The “Peasant Cantata” BWV 212 “Mer hahn en neue Oberkeet” (We have a new lord of the manor) (1742) shows the formal, intellectual and deeply religious J.S.Bach in a very different light. To celebrate the 36th birthday and appointment of Heinrich von Dieskau as Provost of the vicinity of Leipzig, where Bach was based, Picander (Christian Friedrich Henrici) and Bach joined forces to create this secular cantata “en burlesque”. (A long-standing partnership, the two had collaborated on writing the St. Matthew Passion, the St. Mark Passion and a number of sacred- and secular cantatas.) Picander, a government official responsible for collecting liquor taxes in the region, had his reasons for writing the libretto, probably wishing to ingratiate himself with his new employer. The setting is Klein-Zschocher - an estate southwest of Leipzig, consisting then of 90 houses, brickworks, sheep, a shepherd’s house, a rectory, a church and a school - the two characters in the cantata being a peasant girl Mieke (soprano Revital Raviv) and her nameless suitor (baritone Yair Polishook). The story is as simple as its rustic characters: “he” makes a “suggestion” to Mieke; Mieke shows disdain for such vulgarity.
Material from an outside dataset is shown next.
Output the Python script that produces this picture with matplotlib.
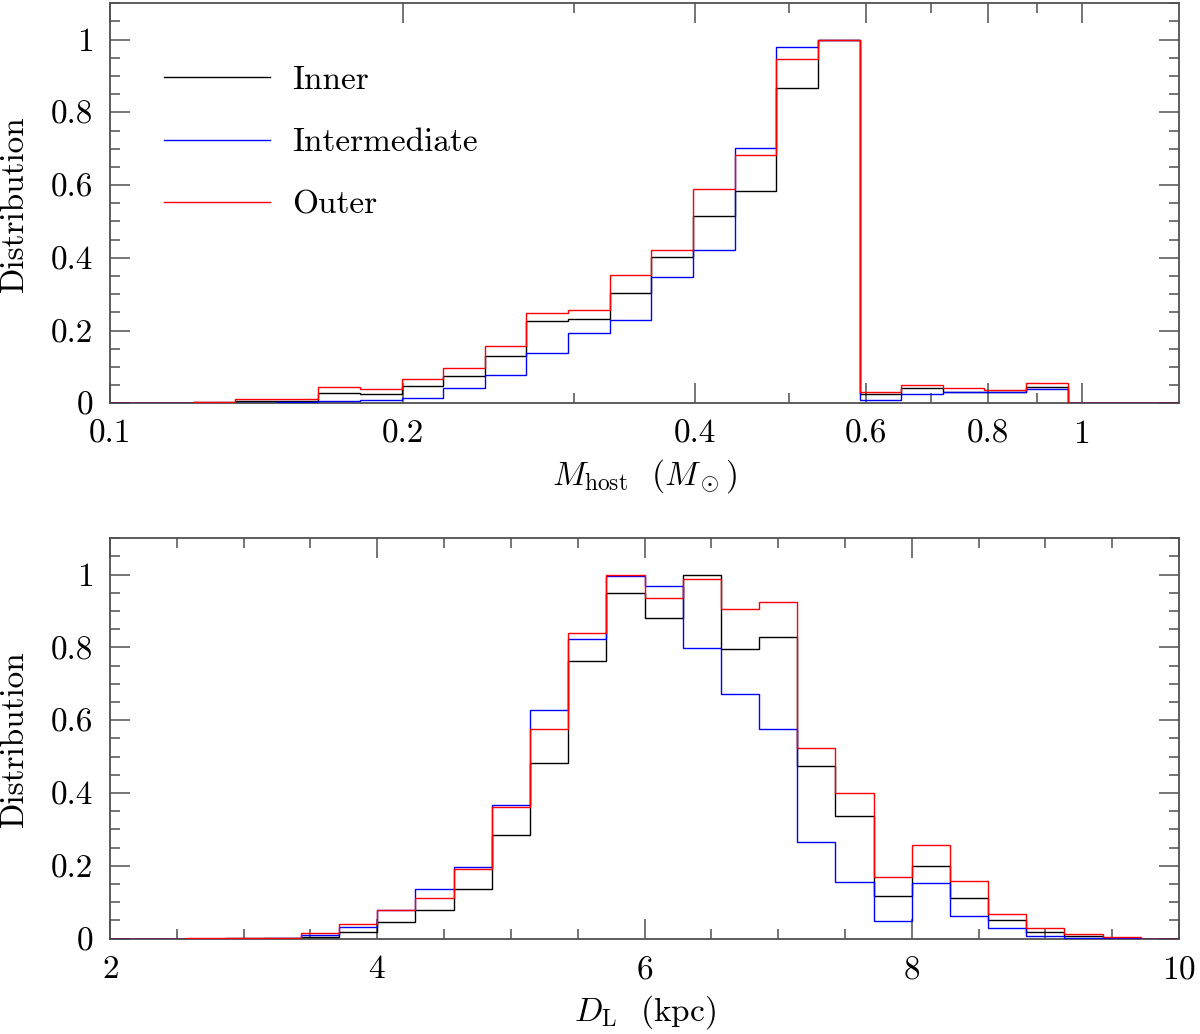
import numpy as np
import matplotlib
matplotlib.use("Agg")
import matplotlib.pyplot as plt
from matplotlib.ticker import FixedLocator, FixedFormatter, MultipleLocator, NullFormatter

plt.rcParams['font.family'] = ['cmr10', 'DejaVu Serif']
plt.rcParams['mathtext.fontset'] = 'cm'
plt.rcParams['axes.formatter.use_mathtext'] = True

# --- host mass histogram (bins uniform in log M, from 0.1 Msun) ---
logm_start = -1.0
logm_step = 0.04285
n_mass_bins = 26
mass_inner = [0.001, 0.001, 0.003, 0.006, 0.007, 0.027, 0.026, 0.048, 0.075, 0.130,
              0.227, 0.231, 0.304, 0.401, 0.516, 0.584, 0.868, 1.000,
              0.026, 0.043, 0.032, 0.030, 0.046, 0.0, 0.0, 0.0]
mass_inter = [0.0, 0.0, 0.001, 0.001, 0.003, 0.007, 0.010, 0.015, 0.043, 0.078,
              0.138, 0.194, 0.229, 0.347, 0.422, 0.702, 0.981, 1.000,
              0.009, 0.026, 0.030, 0.032, 0.040, 0.0, 0.0, 0.0]
mass_outer = [0.002, 0.002, 0.004, 0.011, 0.011, 0.044, 0.038, 0.068, 0.096, 0.158,
              0.248, 0.257, 0.353, 0.422, 0.590, 0.683, 0.947, 1.000,
              0.030, 0.050, 0.043, 0.037, 0.055, 0.0, 0.0, 0.0]

# --- lens distance histogram (35 bins between 0 and 10 kpc) ---
dist_lo, dist_hi, n_dist_bins = 0.0, 10.0, 35
dist_inner = [0] * 7 + [0.0, 0.0, 0.0, 0.001, 0.002, 0.004, 0.018, 0.045, 0.078, 0.137,
                        0.286, 0.484, 0.763, 0.951, 0.880, 1.000, 0.795, 0.830, 0.474, 0.338,
                        0.116, 0.199, 0.113, 0.051, 0.018, 0.006, 0.002, 0.0]
dist_inter = [0] * 7 + [0.0, 0.0, 0.0, 0.0, 0.001, 0.011, 0.033, 0.079, 0.137, 0.198,
                        0.367, 0.628, 0.823, 0.997, 0.970, 0.798, 0.671, 0.577, 0.265, 0.157,
                        0.049, 0.152, 0.062, 0.028, 0.008, 0.003, 0.002, 0.0]
dist_outer = [0] * 7 + [0.0, 0.0, 0.001, 0.001, 0.003, 0.015, 0.039, 0.079, 0.111, 0.192,
                        0.363, 0.575, 0.839, 1.000, 0.935, 0.988, 0.905, 0.926, 0.524, 0.399,
                        0.169, 0.257, 0.158, 0.069, 0.028, 0.012, 0.004, 0.0]

labels = ['Inner', 'Intermediate', 'Outer']
colors = ['black', 'blue', 'red']

mass_edges = 10 ** (logm_start + logm_step * np.arange(n_mass_bins + 1))
dist_edges = np.linspace(dist_lo, dist_hi, n_dist_bins + 1)

fs = 24
spine_col = '#505050'

fig = plt.figure(figsize=(12, 10.34), dpi=100)
ax1 = fig.add_axes([0.0917, 0.6100, 0.8908, 0.3868])
ax2 = fig.add_axes([0.0917, 0.0922, 0.8908, 0.3872])

# histograms go above the frame so the zero level shows in colour
for vals, c, lab in zip([mass_inner, mass_inter, mass_outer], colors, labels):
    ax1.stairs(vals, mass_edges, color=c, lw=1.0, label=lab, zorder=3)
for vals, c in zip([dist_inner, dist_inter, dist_outer], colors):
    ax2.stairs(vals, dist_edges, color=c, lw=1.0, zorder=3)

ax1.set_xscale('log')
ax1.set_xlim(0.1, 10 ** 0.1)
ax1.xaxis.set_major_locator(FixedLocator([0.1, 0.2, 0.4, 0.6, 0.8, 1.0]))
ax1.xaxis.set_major_formatter(FixedFormatter(['0.1', '0.2', '0.4', '0.6', '0.8', '1']))
ax1.xaxis.set_minor_locator(FixedLocator([0.3, 0.5, 0.7, 0.9]))
ax1.xaxis.set_minor_formatter(NullFormatter())
ax1.set_xlabel(r'$M_{\rm host}$  $(M_\odot)$', fontsize=fs, labelpad=6)

ax2.set_xlim(2, 10)
ax2.xaxis.set_major_locator(MultipleLocator(2))
ax2.xaxis.set_minor_locator(MultipleLocator(0.5))
ax2.set_xlabel(r'$D_{\rm L}$  (kpc)', fontsize=fs, labelpad=6)

for ax in (ax1, ax2):
    ax.set_ylim(0, 1.1)
    ax.yaxis.set_major_locator(FixedLocator([0, 0.2, 0.4, 0.6, 0.8, 1.0]))
    ax.yaxis.set_major_formatter(FixedFormatter(['0', '0.2', '0.4', '0.6', '0.8', '1']))
    ax.yaxis.set_minor_locator(MultipleLocator(0.05))
    ax.tick_params(which='both', direction='in', top=True, right=True,
                   color=spine_col, width=1.1, labelsize=fs)
    ax.tick_params(which='major', length=14.5, pad=12)
    ax.tick_params(which='minor', length=7.5)
    for s in ax.spines.values():
        s.set_color(spine_col)
        s.set_linewidth(1.3)
    ax.set_ylabel('Distribution', fontsize=fs)
    ax.yaxis.set_label_coords(-0.076, 0.5)

leg = ax1.legend(loc='upper left', bbox_to_anchor=(0.022, 0.92), frameon=False,
                 fontsize=fs, handlelength=3.2, handletextpad=0.65, labelspacing=1.0)
for h in leg.legend_handles:
    h.set_linewidth(1.0)

fig.savefig('out.png', dpi=100)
Talk then centers round praise of the new squire and good, earthy entertainment. The libretto is in the dialect of local country folk, with Bach’s music less complex than was his convention: he quotes from popular songs and country dances of the day and borrows from other works – from his Goldberg Variations and from the “La Folia” harmonic ground bass. Instrumental soloists were Dafna Ravid-violin, Daniel Tanchelson-viola and Orit-Messer-Jacobi-‘cello. The cantata opens with a Sinfonia bristling with popular tunes and good humor, setting the scene. And so into the light-headed patter of gossip, whimsical vulgarity, discussion of taxes, money, the chamberlain and his wife, the songs of sophisticated people versus those of peasant folk and, of course, talk of drinking and reveling. Soprano Revital Raviv is a coquettish and flirtatious Mieke. She assumes her role with ease, uses facial expression and body language, reacts to Polishook’s texts, her pearly voice and vocal ease delighting the audience. In the following aria - an expression of sincerity and goodwill - she is joined by Pontecorvo’s brilliant and tasteful flute obbligato, surely a high point of the performance.
‘Klein-Zschocher ever
Be sweet and tender
As purest almonds to taste.
Within our goodly parish
Nought else today should flourish
But blessings rich and chaste.’

Baritone Yair Polishook, his large, natural, richly-colored voice stable and fetching, seemed, at times, a little too gentlemanly for the role a brazen country bumpkin. But in the following aria, rife with double entendres, performed with Ravid, Messer-Jacobi and Shemer, Polishook is freer, hearty and jovial, laughing together with Ravid’s violin.
‘Thine increase be steady and laugh with delight!
Thine own bosom’s virtue fair
Doth for thee thy fields prepare
In which shall bloom thy might.’

Performing a fine choice of works, the JBO’s superb solo-work, subtle playing and silken, finely-blended sound characterized the evening.